## Exercise
Will you write out the data exactly, excluding every picture?
START Task input
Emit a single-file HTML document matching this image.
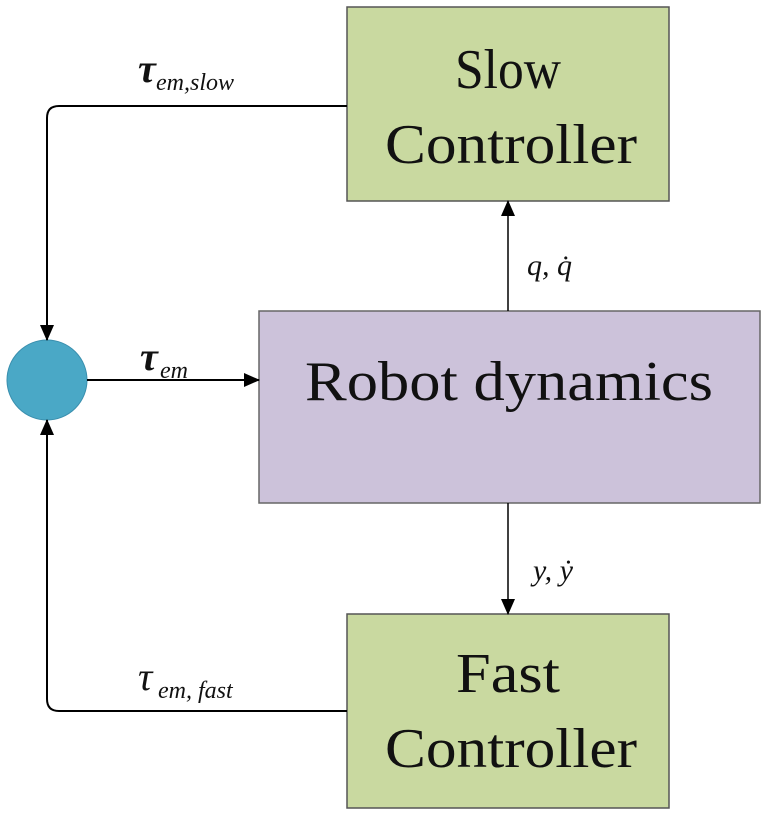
<!DOCTYPE html>
<html><head><meta charset="utf-8"><style>
html,body{margin:0;padding:0;background:#fff;}
svg{display:block;}
text{font-family:"Liberation Serif",serif;fill:#111;}
</style></head><body>
<svg width="768" height="817" viewBox="0 0 768 817" xmlns="http://www.w3.org/2000/svg">
<defs><marker id="b" markerWidth="16" markerHeight="16" refX="15" refY="8" orient="auto" markerUnits="userSpaceOnUse"><path d="M0,1 L16,8 L0,15 z" fill="#000"/></marker></defs>
<rect x="347" y="7" width="322" height="194" fill="#c9d9a0" stroke="#555" stroke-width="1.5"/>
<rect x="259" y="311" width="501" height="192" fill="#ccc2da" stroke="#666" stroke-width="1.5"/>
<rect x="347" y="614" width="322" height="194" fill="#c9d9a0" stroke="#555" stroke-width="1.5"/>
<circle cx="47" cy="380" r="40" fill="#4aa8c6" stroke="#3a8fae" stroke-width="1"/>
<path d="M347,106 H59 Q47,106 47,118 V340" fill="none" stroke="#000" stroke-width="2" marker-end="url(#b)"/>
<path d="M347,711 H59 Q47,711 47,699 V420" fill="none" stroke="#000" stroke-width="2" marker-end="url(#b)"/>
<line x1="87" y1="380" x2="259" y2="380" stroke="#000" stroke-width="2" marker-end="url(#b)"/>
<line x1="508" y1="311" x2="508" y2="201" stroke="#000" stroke-width="1.5" marker-end="url(#b)"/>
<line x1="508" y1="503" x2="508" y2="614" stroke="#000" stroke-width="1.5" marker-end="url(#b)"/>
<text x="508" y="88" font-size="56" text-anchor="middle" textLength="106" lengthAdjust="spacingAndGlyphs">Slow</text>
<text x="511" y="163" font-size="56" text-anchor="middle" textLength="252" lengthAdjust="spacingAndGlyphs">Controller</text>
<text x="509" y="400" font-size="56" text-anchor="middle" textLength="408" lengthAdjust="spacingAndGlyphs">Robot dynamics</text>
<text x="508" y="692" font-size="56" text-anchor="middle" textLength="104" lengthAdjust="spacingAndGlyphs">Fast</text>
<text x="511" y="767" font-size="56" text-anchor="middle" textLength="252" lengthAdjust="spacingAndGlyphs">Controller</text>
<text x="138" y="82" font-size="40" font-style="italic" font-weight="bold">τ</text><text x="156" y="90" font-size="24" font-style="italic">em,slow</text>
<text x="140" y="370" font-size="40" font-style="italic" font-weight="bold">τ</text><text x="160" y="378" font-size="24" font-style="italic">em</text>
<text x="138" y="690" font-size="40" font-style="italic">τ</text><text x="158" y="698" font-size="24" font-style="italic">em, fast</text>
<text x="527" y="275" font-size="30" font-style="italic">q, q̇</text>
<text x="533" y="580" font-size="30" font-style="italic">y, ẏ</text>
</svg>
</body></html>
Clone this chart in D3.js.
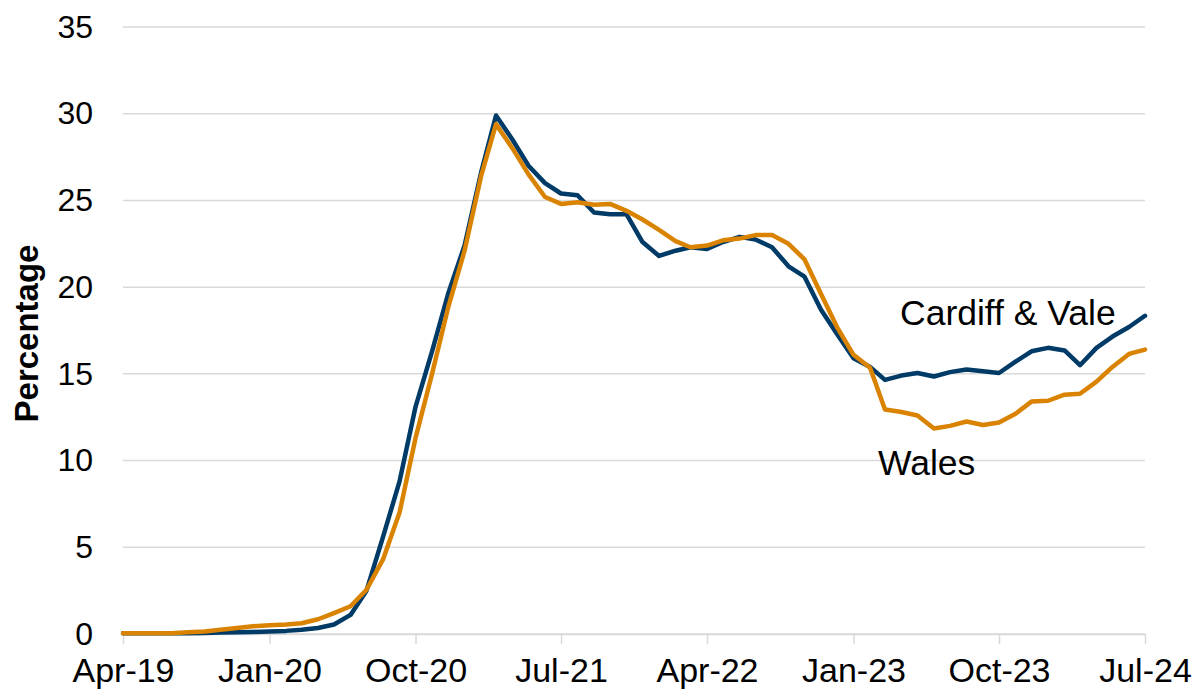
<!DOCTYPE html>
<html>
<head>
<meta charset="utf-8">
<script src="https://cdn.jsdelivr.net/npm/d3@7"></script>
<style>
  body { margin: 0; background: #fff; }
  svg text { font-family: Arial, "Liberation Sans", sans-serif; fill: #000; }
</style>
</head>
<body>
<div id="chart"></div>
<script>
// monthly categories, Apr-19 .. Jul-24
const months = d3.timeMonth.range(new Date(2019, 3, 1), new Date(2024, 7, 1));

const cardiff = [0.05, 0.05, 0.05, 0.05, 0.05, 0.06, 0.08, 0.1, 0.12,
    0.15, 0.18, 0.25, 0.35, 0.55, 1.1, 2.5, 5.6, 8.8, 13.1, 16.3, 19.6, 22.4, 26.6, 29.9,
    28.5, 27.0, 26.0, 25.4, 25.3, 24.3, 24.2, 24.2, 22.6, 21.8, 22.1, 22.3, 22.2, 22.6,
    22.9, 22.75, 22.3, 21.2, 20.6, 18.7, 17.3, 15.9, 15.4, 14.65, 14.9, 15.05, 14.85,
    15.1, 15.25, 15.15, 15.05, 15.7, 16.3, 16.5, 16.35, 15.5, 16.5, 17.15, 17.7, 18.35];

const wales = [0.05, 0.05, 0.05, 0.05, 0.1, 0.15, 0.25, 0.35, 0.45,
    0.5, 0.55, 0.62, 0.85, 1.2, 1.6, 2.55, 4.3, 7.0, 11.3, 15.0, 18.8, 22.1, 26.4, 29.4,
    28.0, 26.5, 25.2, 24.8, 24.9, 24.75, 24.8, 24.4, 23.9, 23.3, 22.65, 22.3, 22.4, 22.7,
    22.8, 23.0, 23.0, 22.5, 21.6, 19.6, 17.7, 16.1, 15.35, 12.95, 12.8, 12.6, 11.85,
    12.0, 12.25, 12.05, 12.2, 12.7, 13.4, 13.45, 13.8, 13.85, 14.55, 15.4, 16.15, 16.4];

const xTickLabels = ["Apr-19", "Jan-20", "Oct-20", "Jul-21", "Apr-22", "Jan-23", "Oct-23", "Jul-24"];
const yTicks = [0, 5, 10, 15, 20, 25, 30, 35];

const width = 1200, height = 695;
const margin = { top: 27, right: 55, bottom: 61, left: 123 };

const svg = d3.select("#chart").append("svg")
    .attr("width", width)
    .attr("height", height);

const x = d3.scaleTime()
    .domain([months[0], months[months.length - 1]])
    .range([margin.left, width - margin.right]);

const y = d3.scaleLinear()
    .domain([0, 35])
    .range([height - margin.bottom, margin.top]);

const fmt = d3.timeFormat("%b-%y");
const xTicks = months.filter(m => xTickLabels.includes(fmt(m)));

// gridlines
svg.append("g")
    .selectAll("line")
    .data(yTicks)
    .enter().append("line")
    .attr("x1", margin.left)
    .attr("x2", width - margin.right)
    .attr("y1", d => y(d))
    .attr("y2", d => y(d))
    .style("stroke", "#d9d9d9")
    .style("stroke-width", 1.5);

// y axis labels
const yAxis = svg.append("g")
    .attr("transform", "translate(" + margin.left + ",0)")
    .call(d3.axisLeft(y).tickValues(yTicks).tickSize(0).tickPadding(30));
yAxis.select(".domain").remove();
yAxis.selectAll("text").style("font-size", "32px");

// x axis
const xAxis = svg.append("g")
    .attr("transform", "translate(0," + y(0) + ")")
    .call(d3.axisBottom(x).tickValues(xTicks).tickFormat(fmt).tickSize(10).tickSizeOuter(0).tickPadding(14));
xAxis.select(".domain").style("stroke", "#d9d9d9").style("stroke-width", 1.5);
xAxis.selectAll(".tick line").style("stroke", "#d9d9d9").style("stroke-width", 1.5);
xAxis.selectAll("text").style("font-size", "34px");

// y axis title
svg.append("text")
    .attr("transform", "translate(38," + ((margin.top + height - margin.bottom) / 2 + 3) + ") rotate(-90)")
    .style("text-anchor", "middle")
    .style("font-size", "33px")
    .style("font-weight", "bold")
    .text("Percentage");

const line = d3.line()
    .x((d, i) => x(months[i]))
    .y(d => y(d));

svg.append("path")
    .datum(cardiff)
    .attr("d", line)
    .style("fill", "none")
    .style("stroke", "#003a66")
    .style("stroke-width", 4.5)
    .style("stroke-linejoin", "round")
    .style("stroke-linecap", "round");

svg.append("path")
    .datum(wales)
    .attr("d", line)
    .style("fill", "none")
    .style("stroke", "#d98300")
    .style("stroke-width", 4.5)
    .style("stroke-linejoin", "round")
    .style("stroke-linecap", "round");

// series labels
svg.append("text")
    .attr("x", 900)
    .attr("y", 325)
    .style("font-size", "35.5px")
    .text("Cardiff & Vale");

svg.append("text")
    .attr("x", 878)
    .attr("y", 475)
    .style("font-size", "35.5px")
    .text("Wales");
</script>
</body>
</html>
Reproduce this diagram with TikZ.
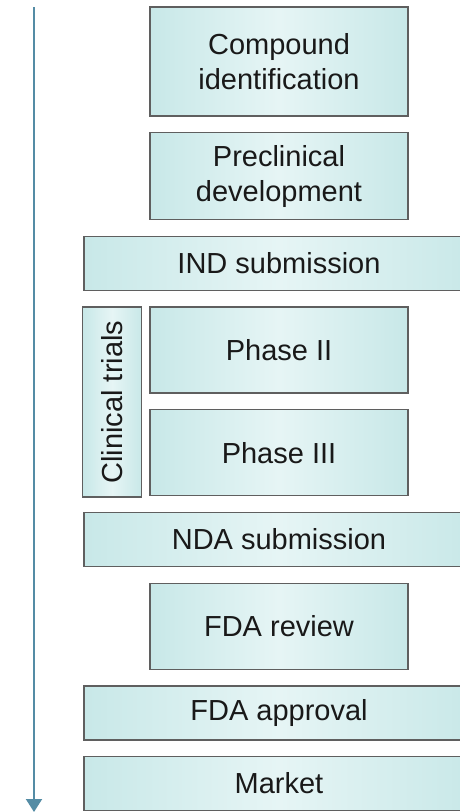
END Task input
## The completed task
Emit a single-file HTML document matching this image.
<!DOCTYPE html>
<html><head><meta charset="utf-8"><style>
html,body{margin:0;padding:0;background:#fff;}
svg{display:block;}
text{font-family:"Liberation Serif",serif;fill:#111;}
</style></head><body>
<svg width="768" height="817" viewBox="0 0 768 817" xmlns="http://www.w3.org/2000/svg">
<defs><marker id="b" markerWidth="16" markerHeight="16" refX="15" refY="8" orient="auto" markerUnits="userSpaceOnUse"><path d="M0,1 L16,8 L0,15 z" fill="#000"/></marker></defs>
<rect x="347" y="7" width="322" height="194" fill="#c9d9a0" stroke="#555" stroke-width="1.5"/>
<rect x="259" y="311" width="501" height="192" fill="#ccc2da" stroke="#666" stroke-width="1.5"/>
<rect x="347" y="614" width="322" height="194" fill="#c9d9a0" stroke="#555" stroke-width="1.5"/>
<circle cx="47" cy="380" r="40" fill="#4aa8c6" stroke="#3a8fae" stroke-width="1"/>
<path d="M347,106 H59 Q47,106 47,118 V340" fill="none" stroke="#000" stroke-width="2" marker-end="url(#b)"/>
<path d="M347,711 H59 Q47,711 47,699 V420" fill="none" stroke="#000" stroke-width="2" marker-end="url(#b)"/>
<line x1="87" y1="380" x2="259" y2="380" stroke="#000" stroke-width="2" marker-end="url(#b)"/>
<line x1="508" y1="311" x2="508" y2="201" stroke="#000" stroke-width="1.5" marker-end="url(#b)"/>
<line x1="508" y1="503" x2="508" y2="614" stroke="#000" stroke-width="1.5" marker-end="url(#b)"/>
<text x="508" y="88" font-size="56" text-anchor="middle" textLength="106" lengthAdjust="spacingAndGlyphs">Slow</text>
<text x="511" y="163" font-size="56" text-anchor="middle" textLength="252" lengthAdjust="spacingAndGlyphs">Controller</text>
<text x="509" y="400" font-size="56" text-anchor="middle" textLength="408" lengthAdjust="spacingAndGlyphs">Robot dynamics</text>
<text x="508" y="692" font-size="56" text-anchor="middle" textLength="104" lengthAdjust="spacingAndGlyphs">Fast</text>
<text x="511" y="767" font-size="56" text-anchor="middle" textLength="252" lengthAdjust="spacingAndGlyphs">Controller</text>
<text x="138" y="82" font-size="40" font-style="italic" font-weight="bold">τ</text><text x="156" y="90" font-size="24" font-style="italic">em,slow</text>
<text x="140" y="370" font-size="40" font-style="italic" font-weight="bold">τ</text><text x="160" y="378" font-size="24" font-style="italic">em</text>
<text x="138" y="690" font-size="40" font-style="italic">τ</text><text x="158" y="698" font-size="24" font-style="italic">em, fast</text>
<text x="527" y="275" font-size="30" font-style="italic">q, q̇</text>
<text x="533" y="580" font-size="30" font-style="italic">y, ẏ</text>
</svg>
</body></html>
Clone this chart in D3.js.
<!DOCTYPE html>
<html>
<head>
<meta charset="utf-8">
<script src="https://cdn.jsdelivr.net/npm/d3@7"></script>
<style>
  body { margin: 0; background: #fff; }
  svg text { font-family: Arial, "Liberation Sans", sans-serif; fill: #000; }
</style>
</head>
<body>
<div id="chart"></div>
<script>
// monthly categories, Apr-19 .. Jul-24
const months = d3.timeMonth.range(new Date(2019, 3, 1), new Date(2024, 7, 1));

const cardiff = [0.05, 0.05, 0.05, 0.05, 0.05, 0.06, 0.08, 0.1, 0.12,
    0.15, 0.18, 0.25, 0.35, 0.55, 1.1, 2.5, 5.6, 8.8, 13.1, 16.3, 19.6, 22.4, 26.6, 29.9,
    28.5, 27.0, 26.0, 25.4, 25.3, 24.3, 24.2, 24.2, 22.6, 21.8, 22.1, 22.3, 22.2, 22.6,
    22.9, 22.75, 22.3, 21.2, 20.6, 18.7, 17.3, 15.9, 15.4, 14.65, 14.9, 15.05, 14.85,
    15.1, 15.25, 15.15, 15.05, 15.7, 16.3, 16.5, 16.35, 15.5, 16.5, 17.15, 17.7, 18.35];

const wales = [0.05, 0.05, 0.05, 0.05, 0.1, 0.15, 0.25, 0.35, 0.45,
    0.5, 0.55, 0.62, 0.85, 1.2, 1.6, 2.55, 4.3, 7.0, 11.3, 15.0, 18.8, 22.1, 26.4, 29.4,
    28.0, 26.5, 25.2, 24.8, 24.9, 24.75, 24.8, 24.4, 23.9, 23.3, 22.65, 22.3, 22.4, 22.7,
    22.8, 23.0, 23.0, 22.5, 21.6, 19.6, 17.7, 16.1, 15.35, 12.95, 12.8, 12.6, 11.85,
    12.0, 12.25, 12.05, 12.2, 12.7, 13.4, 13.45, 13.8, 13.85, 14.55, 15.4, 16.15, 16.4];

const xTickLabels = ["Apr-19", "Jan-20", "Oct-20", "Jul-21", "Apr-22", "Jan-23", "Oct-23", "Jul-24"];
const yTicks = [0, 5, 10, 15, 20, 25, 30, 35];

const width = 1200, height = 695;
const margin = { top: 27, right: 55, bottom: 61, left: 123 };

const svg = d3.select("#chart").append("svg")
    .attr("width", width)
    .attr("height", height);

const x = d3.scaleTime()
    .domain([months[0], months[months.length - 1]])
    .range([margin.left, width - margin.right]);

const y = d3.scaleLinear()
    .domain([0, 35])
    .range([height - margin.bottom, margin.top]);

const fmt = d3.timeFormat("%b-%y");
const xTicks = months.filter(m => xTickLabels.includes(fmt(m)));

// gridlines
svg.append("g")
    .selectAll("line")
    .data(yTicks)
    .enter().append("line")
    .attr("x1", margin.left)
    .attr("x2", width - margin.right)
    .attr("y1", d => y(d))
    .attr("y2", d => y(d))
    .style("stroke", "#d9d9d9")
    .style("stroke-width", 1.5);

// y axis labels
const yAxis = svg.append("g")
    .attr("transform", "translate(" + margin.left + ",0)")
    .call(d3.axisLeft(y).tickValues(yTicks).tickSize(0).tickPadding(30));
yAxis.select(".domain").remove();
yAxis.selectAll("text").style("font-size", "32px");

// x axis
const xAxis = svg.append("g")
    .attr("transform", "translate(0," + y(0) + ")")
    .call(d3.axisBottom(x).tickValues(xTicks).tickFormat(fmt).tickSize(10).tickSizeOuter(0).tickPadding(14));
xAxis.select(".domain").style("stroke", "#d9d9d9").style("stroke-width", 1.5);
xAxis.selectAll(".tick line").style("stroke", "#d9d9d9").style("stroke-width", 1.5);
xAxis.selectAll("text").style("font-size", "34px");

// y axis title
svg.append("text")
    .attr("transform", "translate(38," + ((margin.top + height - margin.bottom) / 2 + 3) + ") rotate(-90)")
    .style("text-anchor", "middle")
    .style("font-size", "33px")
    .style("font-weight", "bold")
    .text("Percentage");

const line = d3.line()
    .x((d, i) => x(months[i]))
    .y(d => y(d));

svg.append("path")
    .datum(cardiff)
    .attr("d", line)
    .style("fill", "none")
    .style("stroke", "#003a66")
    .style("stroke-width", 4.5)
    .style("stroke-linejoin", "round")
    .style("stroke-linecap", "round");

svg.append("path")
    .datum(wales)
    .attr("d", line)
    .style("fill", "none")
    .style("stroke", "#d98300")
    .style("stroke-width", 4.5)
    .style("stroke-linejoin", "round")
    .style("stroke-linecap", "round");

// series labels
svg.append("text")
    .attr("x", 900)
    .attr("y", 325)
    .style("font-size", "35.5px")
    .text("Cardiff & Vale");

svg.append("text")
    .attr("x", 878)
    .attr("y", 475)
    .style("font-size", "35.5px")
    .text("Wales");
</script>
</body>
</html>
Reproduce this diagram with TikZ.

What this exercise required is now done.